Coming to Menace from Battle Brothers, you’ll immediately notice two things. The first? Someone’s gone and replaced your gritty, vaguely European medieval warfare with a load of spacemen and laser guns. The second? Someone’s gone and added a whole other dimension: The paper cut-outs that made up your infantry in Overhype’s previous game have been replaced by troops that extend sumptuously along the Z-axis.
But those trifles aside? Menace seemed very much like an evolution of the Battle Brothers formula at this year’s Gamescom. That’s not to say there aren’t significant changes, but that I think anyone who poured hours (and hours, and hours) into that game will soon find themselves at home in the new one.
War stories
Menace trades in the grim, bloody drudgery of medieval warfare for the exciting, bloody spectacle of sci-fi violence. You play the head honcho of a mercenary company sent into a region of space—the Wayback System—which has lost contact with the rest of the galaxy and has no particular interest in resuming it. There’s a way in but no way out, and your job is to bring the region back into the fold by engaging the local factions: To bludgeon, harangue, and cajole the wayward remnants back into civilisation and unify them against the titular Menace, an ever-spreading cyborg threat. They aren’t enthusiastic about the prospect.

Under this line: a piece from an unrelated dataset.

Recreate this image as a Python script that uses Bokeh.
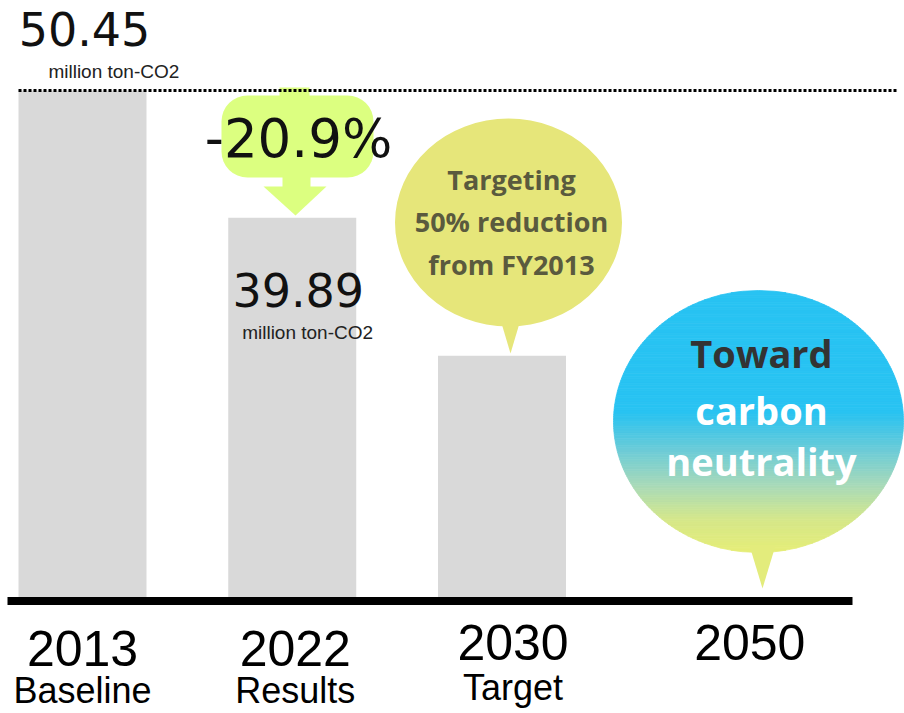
import numpy as np
from bokeh.plotting import figure
from bokeh.models import Range1d
from bokeh.core.properties import value
from bokeh.embed import file_html
from bokeh.resources import INLINE

# ---------------- data ----------------
categories = ["2013", "2022", "2030", "2050"]
subtitles = ["Baseline", "Results", "Target", ""]
bar_heights = [50.45, 37.8, 24.1]          # drawn bar heights (million ton-CO2)
value_labels = ["50.45", "39.89"]
unit_label = "million  ton-CO2"
reduction_label = "-20.9%"
target_text = ["Targeting", "50% reduction", "from FY2013"]
goal_text = ["Toward", "carbon", "neutrality"]

# ---------------- layout helpers ----------------
W, H = 904, 713
PX = 209.75        # pixels per category slot
PY = 10.07         # pixels per unit
X0, Y0 = 82, 598   # reference pixel of slot 0 / value 0


def fx(xr):
    return (xr - X0) / PX


def fy(yr):
    return (Y0 - yr) / PY


p = figure(width=W, height=H, output_backend="svg", toolbar_location=None,
           x_range=Range1d(fx(0), fx(W)), y_range=Range1d(fy(H), fy(0)),
           x_axis_location=None, y_axis_location=None, min_border=0)
p.grid.visible = False
p.outline_line_color = None
p.background_fill_color = "white"

idx = np.arange(len(bar_heights))

# bars
p.vbar(x=idx, top=bar_heights, bottom=0, width=128 / PX,
       fill_color="#d9d9d9", line_color=None)

# green reduction arrow (anchored on 2022 slot)
LIME = "#dcff80"
p.quad(left=fx(279), right=fx(309), top=fy(87), bottom=fy(97),
       fill_color=LIME, line_color=None)
p.quad(left=fx(221), right=fx(373), top=fy(95), bottom=fy(177),
       fill_color=LIME, line_color=None, border_radius=26)
p.quad(left=fx(282), right=fx(310), top=fy(176), bottom=fy(187),
       fill_color=LIME, line_color=None)
p.patch([fx(263), fx(326), fx(295)], [fy(186), fy(186), fy(215)],
        fill_color=LIME, line_color=None)

# yellow target bubble (2030)
YEL = "#e6e67a"
p.ellipse(x=fx(508), y=fy(222), width=227, height=208,
          width_units="screen", height_units="screen",
          fill_color=YEL, line_color=None)
p.patch([fx(499), fx(521), fx(510)], [fy(316), fy(316), fy(353)],
        fill_color=YEL, line_color=None)

# gradient bubble (2050)
cx, cy, rx, ry = 758, 421, 145, 131
stops_y = [290, 412, 450, 485, 520, 552]
stops_c = [(40, 195, 242), (40, 195, 242), (108, 204, 216),
           (168, 218, 186), (214, 232, 138), (230, 238, 120)]


def col_at(yr):
    r = np.interp(yr, stops_y, [c[0] for c in stops_c])
    g = np.interp(yr, stops_y, [c[1] for c in stops_c])
    b = np.interp(yr, stops_y, [c[2] for c in stops_c])
    return "#%02x%02x%02x" % (int(r), int(g), int(b))


N = 110
edges = np.linspace(cy - ry, cy + ry, N + 1)
xs, ys, cols = [], [], []
for k in range(N):
    yy = np.linspace(edges[k], edges[k + 1], 4)
    hw = rx * np.sqrt(np.clip(1 - ((yy - cy) / ry) ** 2, 0, 1))
    left = cx - hw
    right = cx + hw
    px_ = list(left) + list(right[::-1])
    py_ = list(yy) + list(yy[::-1])
    xs.append([fx(v) for v in px_])
    ys.append([fy(v) for v in py_])
    cols.append(col_at((edges[k] + edges[k + 1]) / 2))
p.patches(xs, ys, fill_color=cols, line_color=cols, line_width=0.8)
p.patch([fx(749), fx(775), fx(762)], [fy(545), fy(545), fy(588)],
        fill_color="#e3ec7c", line_color=None)

# dotted reference line at baseline level
p.line([fx(18), fx(896)], [bar_heights[0], bar_heights[0]],
       line_dash="3 2", line_width=3, color="black")

# thick base line
p.line([fx(7), fx(852)], [fy(600.5), fy(600.5)], line_width=8, color="black")

# value labels (y_offset positive = downwards)
p.text(x=[0], y=[bar_heights[0]], text=[value_labels[0]], x_offset=2, y_offset=-61,
       text_font=value("DejaVu Sans"), text_font_size="46px",
       text_align="center", text_baseline="alphabetic", text_color="#111111")
p.text(x=[0], y=[bar_heights[0]], text=[unit_label], x_offset=34, y_offset=-19,
       text_font=value("Liberation Sans"), text_font_size="19px",
       text_align="center", text_baseline="alphabetic", text_color="#222222")
p.text(x=[1], y=[bar_heights[1]], text=[value_labels[1]], x_offset=6, y_offset=72,
       text_font=value("DejaVu Sans"), text_font_size="46px",
       text_align="center", text_baseline="alphabetic", text_color="#111111")
p.text(x=[1], y=[bar_heights[1]], text=[unit_label], x_offset=18, y_offset=115,
       text_font=value("Liberation Sans"), text_font_size="19px",
       text_align="center", text_baseline="alphabetic", text_color="#222222")

# reduction label
p.text(x=[fx(298)], y=[fy(138)], text=[reduction_label],
       text_font=value("DejaVu Sans"), text_font_size="53px",
       text_align="center", text_baseline="alphabetic", text_color="#111111")

# bubble texts
p.text(x=[fx(511)] * 3, y=[fy(179), fy(221), fy(264)], text=target_text,
       text_font=value("Open Sans"), text_font_style="bold",
       text_font_size="27px", text_align="center", text_baseline="alphabetic",
       text_color="#5a5a3e")
p.text(x=[fx(761)], y=[fy(352)], text=[goal_text[0]],
       text_font=value("Open Sans"), text_font_style="bold",
       text_font_size="38px", text_align="center", text_baseline="alphabetic",
       text_color="#333333")
p.text(x=[fx(761)] * 2, y=[fy(409), fy(460)], text=goal_text[1:],
       text_font=value("Open Sans"), text_font_style="bold",
       text_font_size="38px", text_align="center", text_baseline="alphabetic",
       text_color="#ffffff")

# category labels
cat_x = np.arange(len(categories))
year_dx = [0, 3, 11, 38]
year_base = [648, 648, 642, 642]
sub_base = [690, 690, 687, 687]
p.text(x=cat_x, y=[fy(b) for b in year_base], text=categories, x_offset=year_dx,
       text_font=value("Liberation Sans"), text_font_size="50px",
       text_align="center", text_baseline="alphabetic", text_color="#000000")
p.text(x=cat_x, y=[fy(b) for b in sub_base], text=subtitles, x_offset=year_dx,
       text_font=value("Liberation Sans"), text_font_size="36px",
       text_align="center", text_baseline="alphabetic", text_color="#000000")

open("out.html", "w").write(file_html(p, INLINE))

Menace has more of an emphasis on its narrative than its predecessor game, but Overhype’s Jan and Paul Taaks were keen to point out that the game is still very much focused on its sandbox, choices, and emergent storytelling. The tactical maps are procedurally generated, there are around 26 different leaders you can pick up and mix and match to helm your squads, and making nice with one faction risks angering another.
Plus, Overhype tells me that your ship—effectively your XCOM base layer—has around 40 different upgrades but only 10 slots for them, so hard choices are afoot. It sounds like there are still plenty of variables meant to keep the stories you swap with your friends fresh.

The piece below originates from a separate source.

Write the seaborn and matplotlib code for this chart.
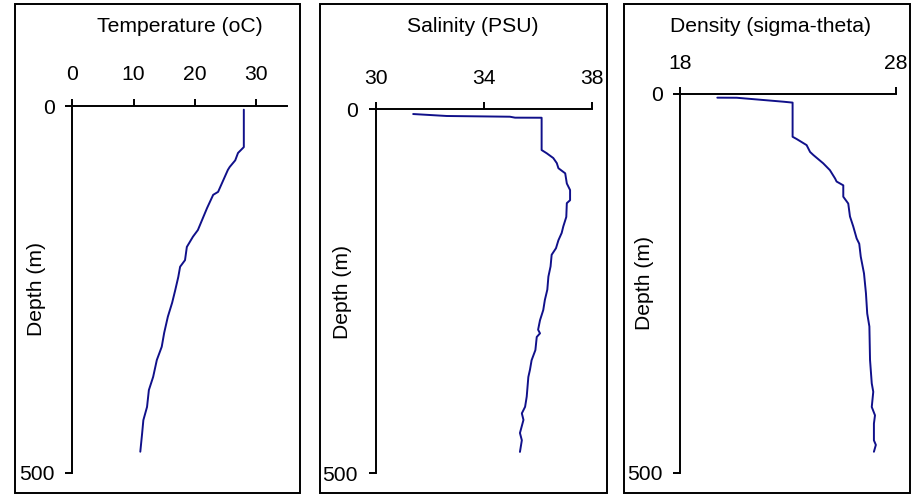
import matplotlib
matplotlib.use("Agg")
import matplotlib.pyplot as plt
from matplotlib.patches import Rectangle
import seaborn as sns
import pandas as pd

# ---------------- data ----------------
temp_depth = [5, 56, 64, 74, 83, 87, 117, 121, 139, 155, 169, 178, 192, 210, 219,
              233, 251, 268, 287, 309, 328, 346, 369, 387, 410, 428, 446, 471]
temperature = [28.0, 28.0, 27.05, 26.6, 25.7, 25.4, 23.8, 23.0, 22.0, 21.2, 20.5,
               19.7, 18.7, 18.4, 17.6, 17.3, 16.8, 16.3, 15.6, 15.0, 14.6, 13.8,
               13.2, 12.5, 12.2, 11.6, 11.4, 11.1]

sal_depth = [6.5, 9.2, 10.2, 11.5, 11.6, 56, 60.5, 67, 74, 81, 88, 102, 111, 125,
             129, 148, 161, 170, 180, 191, 200, 216, 230, 248, 262, 276, 290, 303,
             308, 313, 331, 345, 358, 368, 395, 409, 418, 427, 445, 455, 471]
salinity = [31.39, 32.63, 34.96, 35.15, 36.13, 36.13, 36.32, 36.56, 36.69, 36.75,
            37.0, 37.06, 37.18, 37.18, 37.06, 37.04, 36.93, 36.87, 36.75, 36.66,
            36.5, 36.46, 36.38, 36.34, 36.25, 36.19, 36.07, 36.0, 36.07, 35.95,
            35.9, 35.76, 35.7, 35.64, 35.58, 35.52, 35.4, 35.46, 35.33, 35.4, 35.33]

dens_depth = [5.5, 5.6, 10.8, 12, 57, 60, 68, 77, 81, 92, 101, 112, 116, 121, 136,
              145, 162, 175, 191, 198, 215, 237, 263, 290, 307, 351, 382, 393, 413,
              424, 435, 457, 463, 472]
density = [19.73, 20.63, 22.79, 23.22, 23.22, 23.41, 23.87, 24.03, 24.18, 24.64,
           24.95, 25.19, 25.26, 25.57, 25.57, 25.8, 25.88, 26.03, 26.19, 26.31,
           26.38, 26.53, 26.62, 26.68, 26.78, 26.81, 26.89, 26.96, 26.89, 27.04,
           26.99, 26.99, 27.08, 26.99]

titles = ["Temperature (oC)", "Salinity (PSU)", "Density (sigma-theta)"]
x_ticks = [[0, 10, 20, 30], [30, 34, 38], [18, 28]]
x_limits = [(0, 35), (30, 38), (18, 28)]
y_ticks = [0, 500]
y_label = "Depth (m)"

# ---------------- style ----------------
sns.set_style("white")
plt.rcParams["font.family"] = ["Liberation Sans", "DejaVu Sans"]
plt.rcParams["font.size"] = 15
plt.rcParams["text.color"] = "black"
plt.rcParams["axes.labelcolor"] = "black"
plt.rcParams["xtick.color"] = "black"
plt.rcParams["ytick.color"] = "black"

W, H = 914, 495
fig = plt.figure(figsize=(W / 100, H / 100), dpi=100)

def fx(px):
    return px / W

def fy(py):
    return 1 - py / H

# axes boxes in pixels: left, right, top, bottom
axes_px = [(72.3, 286.7, 106, 473), (375.5, 592.3, 109.3, 473), (680, 895.7, 93.5, 473)]
frames_px = [(15, 300, 4, 493), (319.5, 606.5, 4, 493), (624, 910, 4, 493)]
title_px = [(180, 32), (472.5, 32), (770.5, 32)]
ylabel_px = [(37, 289), (342, 292), (645, 283)]
x_pads = [11, 10, 10]

frames = [
    pd.DataFrame({"value": temperature, "depth": temp_depth}),
    pd.DataFrame({"value": salinity, "depth": sal_depth}),
    pd.DataFrame({"value": density, "depth": dens_depth}),
]

line_color = "#10108a"
FS = 15.2

for i in range(3):
    # frame around panel
    l, r, t, b = frames_px[i]
    fig.patches.append(Rectangle((fx(l), fy(b)), fx(r) - fx(l), fy(t) - fy(b),
                                 transform=fig.transFigure, fill=False,
                                 edgecolor="black", linewidth=1.4))
    l, r, t, b = axes_px[i]
    ax = fig.add_axes([fx(l), fy(b), fx(r) - fx(l), fy(t) - fy(b)])
    sns.lineplot(data=frames[i], x="value", y="depth", sort=False, estimator=None,
                 ax=ax, color=line_color, linewidth=1.4)
    ax.set_xlim(*x_limits[i])
    ax.set_ylim(500, 0)
    ax.set_xticks(x_ticks[i])
    ax.set_yticks(y_ticks)
    ax.xaxis.tick_top()
    ax.set_xlabel("")
    ax.set_ylabel("")
    for s in ["right", "bottom"]:
        ax.spines[s].set_visible(False)
    for s in ["left", "top"]:
        ax.spines[s].set_color("black")
        ax.spines[s].set_linewidth(1.4)
    ax.tick_params(axis="x", which="both", direction="out", length=5, width=1.4,
                   pad=x_pads[i], labelsize=FS, colors="black", top=True, bottom=False)
    ax.tick_params(axis="y", which="both", direction="out", length=5, width=1.4,
                   pad=7.5, labelsize=FS, colors="black", left=True)
    ax.set_facecolor("none")
    ax.grid(False)
    tx, ty = title_px[i]
    fig.text(fx(tx), fy(ty), titles[i], ha="center", va="baseline", fontsize=FS)
    lx, ly = ylabel_px[i]
    fig.text(fx(lx), fy(ly), y_label, ha="center", va="center", rotation=90, fontsize=FS)

fig.savefig("out.png", dpi=100, facecolor="white")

But there is a narrative, and with it Overhype to offer some sense of direction to those players who bounced off Battle Brothers when that game left them to fend for themselves in its medieval warzone, pointing them at objectives and giving them a clear sense of urgency with its always-ticking doomsday clock (again, think XCOM, specifically the Avatar Project timer).

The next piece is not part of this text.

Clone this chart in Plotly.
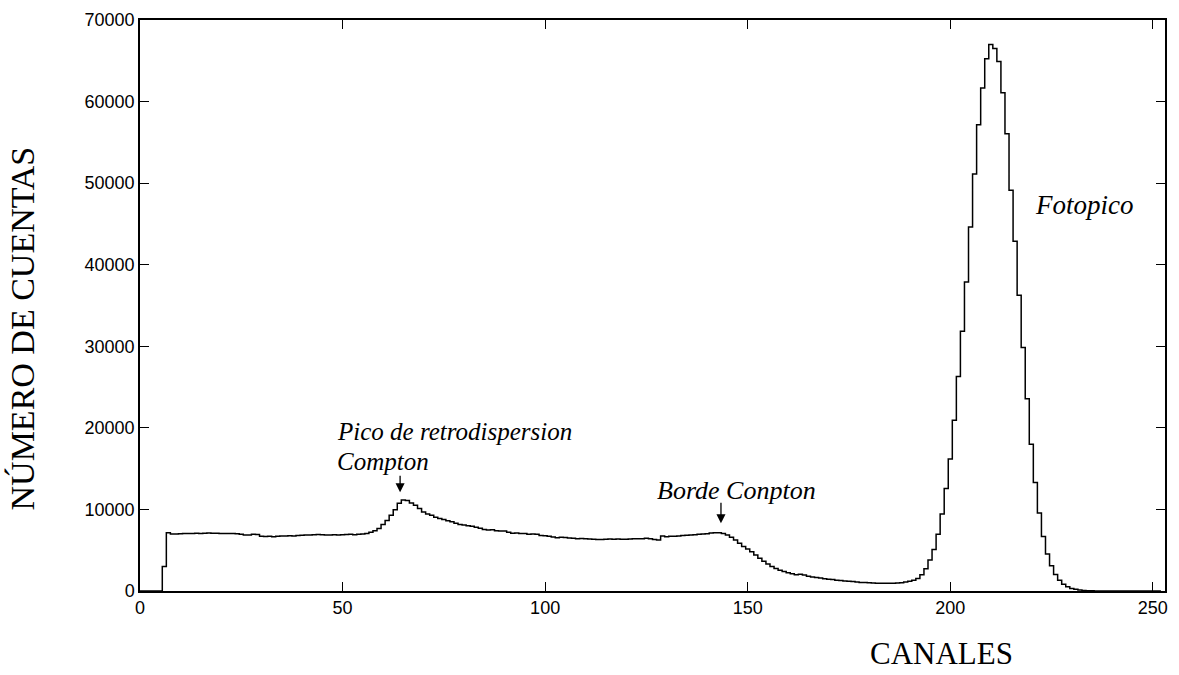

A lot of the Taaks’ presentation on Menace focused on how they tried to find a balance between this aspect of the game and the challenging, perhaps grognardy appeal of Battle Brothers. They think they’re managing it, though. Sure, there’s a story now, but Overhype still wants you to obsess over your kit and builds and the game will have a “very high skill limit,” I’m told. There are still plenty of stats for you to delve into as you dole out weapons and armour to your assembled grunts, and the progression you’ll experience will be mostly a “lateral” affair rather than a string of straightforward upgrades.
Meanwhile, when it comes to the factions you’ll be trying to butter up, you’ll have to choose between missions that offer different, but equally valuable strategic rewards. It all sounds quite agonising, basically.
Life is a battlefield
In terms of combat, Overhype is calling Menace a “hardcore” turn-based tactics game. You gear up your squad—consisting of three to nine hapless rubes—give them a leader (one of the aforementioned 26), and you’re off to the races across procgen tactical maps. Intel will be crucial, the devs tell me, and knowing where your enemies are going to be before you even set foot on the battlefield will be essential to pulling off flawless victory. Then again, you can always destroy chunks of the environment to uncover them.
So it’ll be tough, but hopefully not unfair. The Taaks told me that in their previous game, it sometimes felt as if “Battle Brothers was punishing you for no reason,” a feeling they want to avoid in Menace.
Your troops won’t have classes; you’ll be free to equip them with whatever gear you think best fits the occasion, but the type of gear you have access to will change the longer you spend in the Wayback System. The longer you’re there, the more you’ll have to rely on the weapons and gear wielded by the region’s native denizens, and the more sophisticated will become the cyborg threat you’re meant to actually be warring against.
The war to come
So consider me interested. We won’t know how these pieces all fit together until the game actually hits some time next year, but everything Overhype is saying has me excited to get my hands on the studio’s take on XCOM. Everything I ever played of Battle Brothers ended in all sorts of gore and tragedy. I expect my time with Menace will be much the same. Past or future, some things never change.